Cluster creation fails with the following message in Bosh task logs:

Task 332 | 18:58:48 | Updating instance worker: worker/########-cf83-####-a9cc-############ (0) (canary) (00:02:23)
                    L Error: Action Failed get_task: Task f2b11c6c-ab26-4dbc-7832-dff69df0a84d result: 2 of 6 pre-start scripts failed. Failed Jobs: ncp, kubelet. Successful Jobs: bosh-dns-enable, syslog_forwarder, bosh-dns, nsx-pod-networking.
Task 332 | 19:01:11 | Error: Action Failed get_task: Task f2b11c6c-ab26-4dbc-7832-dff69df0a84d result: 2 of 6 pre-start scripts failed. Failed Jobs: ncp, kubelet. Successful Jobs: bosh-dns-enable, syslog_forwarder, bosh-dns, nsx-pod-networking.
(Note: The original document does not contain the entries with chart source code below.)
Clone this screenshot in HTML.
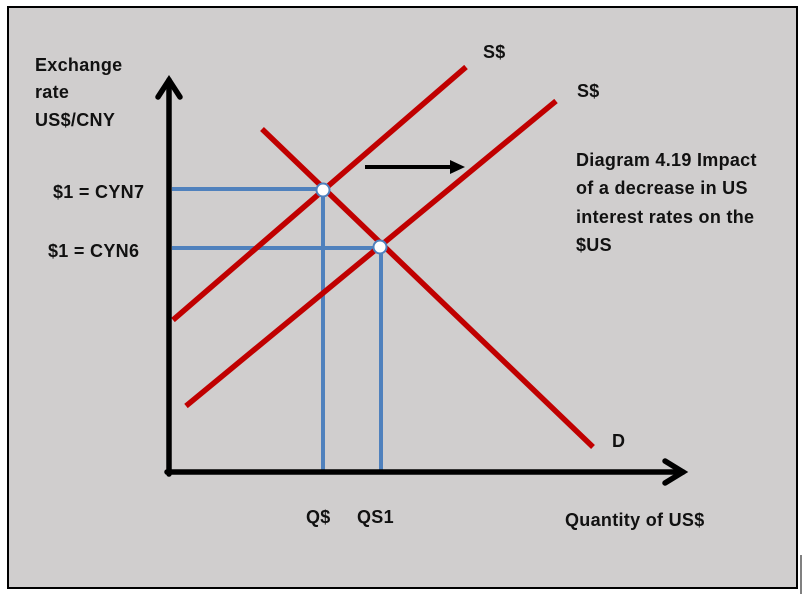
<!DOCTYPE html>
<html><head><style>
html,body{margin:0;padding:0;background:#fff;}
svg text{font-family:"Liberation Sans",sans-serif;font-weight:bold;font-size:18px;fill:#111;letter-spacing:0.3px;}
</style></head><body>
<svg width="804" height="594" xmlns="http://www.w3.org/2000/svg">
<rect x="0" y="0" width="804" height="594" fill="#fff"/>
<rect x="8" y="7" width="789" height="581" fill="#d0cece" stroke="#000" stroke-width="2"/>
<line x1="801" y1="555" x2="801" y2="594" stroke="#000" stroke-width="1"/>
<g stroke="#4f81bd" stroke-width="4">
<line x1="172" y1="189" x2="323" y2="189"/>
<line x1="323" y1="189" x2="323" y2="472"/>
<line x1="172" y1="248" x2="381" y2="248"/>
<line x1="381" y1="248" x2="381" y2="472"/>
</g>
<g stroke="#c00000" stroke-width="5.5">
<line x1="173" y1="320" x2="466" y2="67"/>
<line x1="186" y1="406" x2="556" y2="101"/>
<line x1="262" y1="129" x2="593" y2="447"/>
</g>
<circle cx="323" cy="190" r="6.5" fill="#fff" stroke="#4f81bd" stroke-width="2"/>
<circle cx="380" cy="247" r="6.5" fill="#fff" stroke="#4f81bd" stroke-width="2"/>
<g stroke="#000" stroke-width="5.5" fill="none" stroke-linecap="round">
<line x1="169" y1="474" x2="169" y2="80"/>
<polyline points="158,97 169,80 180,97"/>
<line x1="167" y1="472" x2="683" y2="472"/>
<polyline points="665,461 683,472 665,483"/>
</g>
<line x1="365" y1="167" x2="452" y2="167" stroke="#000" stroke-width="4"/>
<polygon points="450,160 465,167 450,174" fill="#000"/>
<text x="35" y="71">Exchange</text>
<text x="35" y="98">rate</text>
<text x="35" y="126">US$/CNY</text>
<text x="53" y="198">$1 = CYN7</text>
<text x="48" y="257">$1 = CYN6</text>
<text x="483" y="58">S$</text>
<text x="577" y="97">S$</text>
<text x="576" y="166">Diagram 4.19 Impact</text>
<text x="576" y="194">of a decrease in US</text>
<text x="576" y="223">interest rates on the</text>
<text x="576" y="251">$US</text>
<text x="612" y="447">D</text>
<text x="306" y="523">Q$</text>
<text x="357" y="523">QS1</text>
<text x="565" y="526">Quantity of US$</text>
</svg>
</body></html>
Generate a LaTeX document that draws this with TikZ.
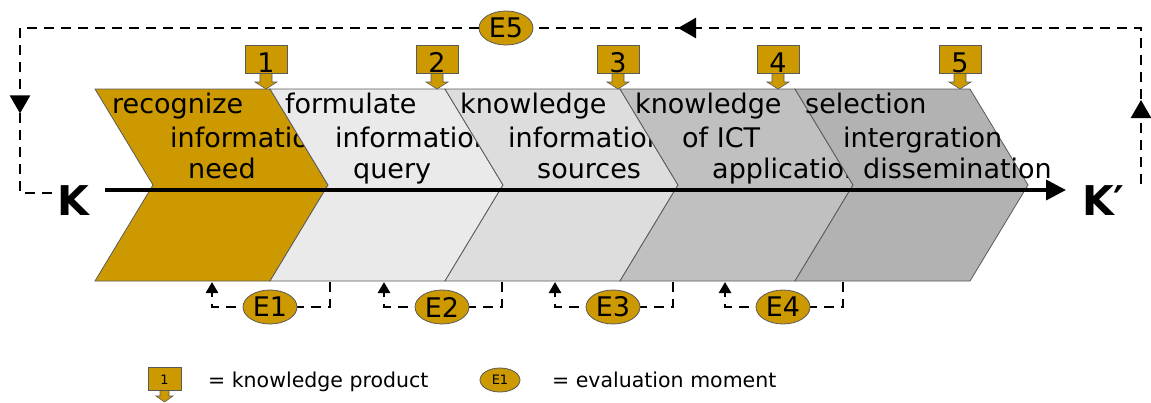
\documentclass[tikz,border=0pt]{standalone}
\usepackage{fontspec}
\setmainfont{DejaVu Sans}
\usetikzlibrary{arrows.meta,shapes.geometric,decorations.markings}

\definecolor{gold}{RGB}{204,153,0}
\definecolor{chevB}{RGB}{234,234,234}
\definecolor{chevC}{RGB}{221,221,221}
\definecolor{chevD}{RGB}{192,192,192}
\definecolor{chevE}{RGB}{178,178,178}
\definecolor{edge}{RGB}{90,90,90}

\tikzset{
  chev/.style={draw=edge, line width=0.8pt},
  chevtxt/.style={anchor=base west, inner sep=0pt, font=\fontsize{27}{32}\selectfont},
  kpbox/.style={draw=edge, fill=gold, line width=0.8pt, minimum width=42pt, minimum height=28pt, inner sep=0pt},
  kparrow/.style={draw=edge, fill=gold, line width=0.6pt},
  kpnum/.style={anchor=base, inner sep=0pt, font=\fontsize{27}{30}\selectfont},
  evalnode/.style={ellipse, draw=edge, fill=gold, line width=0.8pt, minimum width=54pt, minimum height=34pt, inner sep=0pt, font=\fontsize{27}{30}\selectfont},
  loopline/.style={line width=2.6pt, dash pattern=on 10pt off 7pt},
  bigK/.style={anchor=base west, inner sep=0pt, font=\bfseries\fontsize{41}{45}\selectfont},
  legtxt/.style={anchor=base west, inner sep=0pt, font=\fontsize{20.5}{24}\selectfont},
}

\begin{document}
\begin{tikzpicture}[x=1pt, y=-1pt]
  \useasboundingbox (0,0) rectangle (1151,402);

  % Step 1
  \filldraw[chev, fill=gold] (95,89) -- ++(175,0) -- ++(58,96) -- ++(-58,96) -- ++(-175,0) -- ++(58,-96) -- cycle;
  \node[chevtxt] (s1a) at (112,113) {recognize};
  \node[chevtxt] (s1b) at (170,147) {information};
  \node[chevtxt] (s1c) at (188,178) {need};

  % Step 2
  \filldraw[chev, fill=chevB] (270,89) -- ++(175,0) -- ++(58,96) -- ++(-58,96) -- ++(-175,0) -- ++(58,-96) -- cycle;
  \node[chevtxt] (s2a) at (285,113) {formulate};
  \node[chevtxt] (s2b) at (335,147) {information};
  \node[chevtxt] (s2c) at (353,178) {query};

  % Step 3
  \filldraw[chev, fill=chevC] (445,89) -- ++(175,0) -- ++(58,96) -- ++(-58,96) -- ++(-175,0) -- ++(58,-96) -- cycle;
  \node[chevtxt] (s3a) at (460,113) {knowledge};
  \node[chevtxt] (s3b) at (508,147) {information};
  \node[chevtxt] (s3c) at (537,178) {sources};

  % Step 4
  \filldraw[chev, fill=chevD] (620,89) -- ++(175,0) -- ++(58,96) -- ++(-58,96) -- ++(-175,0) -- ++(58,-96) -- cycle;
  \node[chevtxt] (s4a) at (635,113) {knowledge};
  \node[chevtxt] (s4b) at (682,147) {of ICT};
  \node[chevtxt] (s4c) at (712,178) {application};

  % Step 5
  \filldraw[chev, fill=chevE] (795,89) -- ++(175,0) -- ++(58,96) -- ++(-58,96) -- ++(-175,0) -- ++(58,-96) -- cycle;
  \node[chevtxt] (s5a) at (805,113) {selection};
  \node[chevtxt] (s5b) at (843,147) {intergration};
  \node[chevtxt] (s5c) at (863,178) {dissemination};

  % K axis
  \node[bigK] (K) at (57,215) {K};
  \node[bigK] (Kp) at (1082,215) {K′};
  \coordinate (axL) at (105,190);
  \coordinate (axR) at (1066,190);
  \draw[line width=3.5pt, -{Triangle[length=20pt,width=20pt]}] (axL) -- (axR);

  % Knowledge products
  \foreach \i/\x in {1/266,2/437,3/618,4/778,5/960}{
    \draw[kparrow] (\x-6,70) -- (\x-6,82) -- (\x-11,82) -- (\x,89) -- (\x+11,82) -- (\x+6,82) -- (\x+6,70);
    \node[kpbox] (kp\i) at (\x,59) {};
    \node[kpnum] (kn\i) at (\x,72) {\i};
  }

  % Evaluation loops
  \foreach \i/\r in {1/330,2/502,3/673,4/843}{
    \coordinate (eo\i) at (\r,282);
    \coordinate (ei\i) at (\r-118,282);
    \draw[loopline] (eo\i) |- (\r-60,307);
    \draw[loopline, -{Triangle[length=11pt,width=12pt]}] (\r-60,307) -| (ei\i);
    \node[evalnode] (E\i) at (\r-60,307) {E\i};
  }

  % Feedback loop K' -> K
  \coordinate (lpR) at (1141,184);
  \coordinate (lpL) at (52,193);
  \node[evalnode] (E5) at (506,28) {E5};
  \draw[loopline, postaction={decorate}, decoration={markings,
      mark=at position 84pt with {\arrow{Triangle[length=18pt,width=20pt]}},
      mark=at position 619pt with {\arrow{Triangle[length=18pt,width=20pt]}}}]
    (lpR) |- (E5.east);
  \draw[loopline, postaction={decorate}, decoration={markings,
      mark=at position 544pt with {\arrow{Triangle[length=18pt,width=20pt]}}}]
    (E5.west) -| ([xshift=-32pt]lpL) -- (lpL);

  % Legend
  \draw[kparrow] (160,388) -- (160,396) -- (156,396) -- (164.5,402) -- (173,396) -- (169,396) -- (169,388);
  \node[kpbox, minimum width=33pt, minimum height=23pt] (lg1) at (164.5,378.5) {};
  \node[anchor=base, inner sep=0pt, font=\fontsize{13}{15}\selectfont] (lg1n) at (164.5,384) {1};
  \node[legtxt] (lt1) at (208,387) {= knowledge product};
  \node[evalnode, minimum width=40pt, minimum height=24pt, font=\fontsize{13}{15}\selectfont] (lg2) at (500,380) {E1};
  \node[legtxt] (lt2) at (552,387) {= evaluation moment};
\end{tikzpicture}
\end{document}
Task 332 Started  Fri Apr  6 18:54:29 UTC 2018
Task 332 Finished Fri Apr  6 19:01:11 UTC 2018
Task 332 Duration 00:06:42
Task 332 error

Capturing task '332' output:
  Expected task '332' to succeed but state is 'error'

Exit code 1

 

TKGI ncp job fails with the below error message in /var/vcap/sys/log/ncp/pre-start.stderr.log

cat pre-start.stderr.log 
curl: (6) Could not resolve host: test-mgr.domain.com

Environment


Cause

While configuring T1 logical router for TKGI service vms, SNAT rules are configured as described here. These SNAT rules help Kubernetes vms to communicate with NSX-T manager and other infrastructure services such as DNS and NTP. In this failure scenario these SNAT rule were missing and this resulted in Kubernetes vms not being able to reach the DNS server. This caused NSX-T manager host lookups to fail.

Resolution

Configure T1 logical router for TKGI service vms with SNAT rules as described here.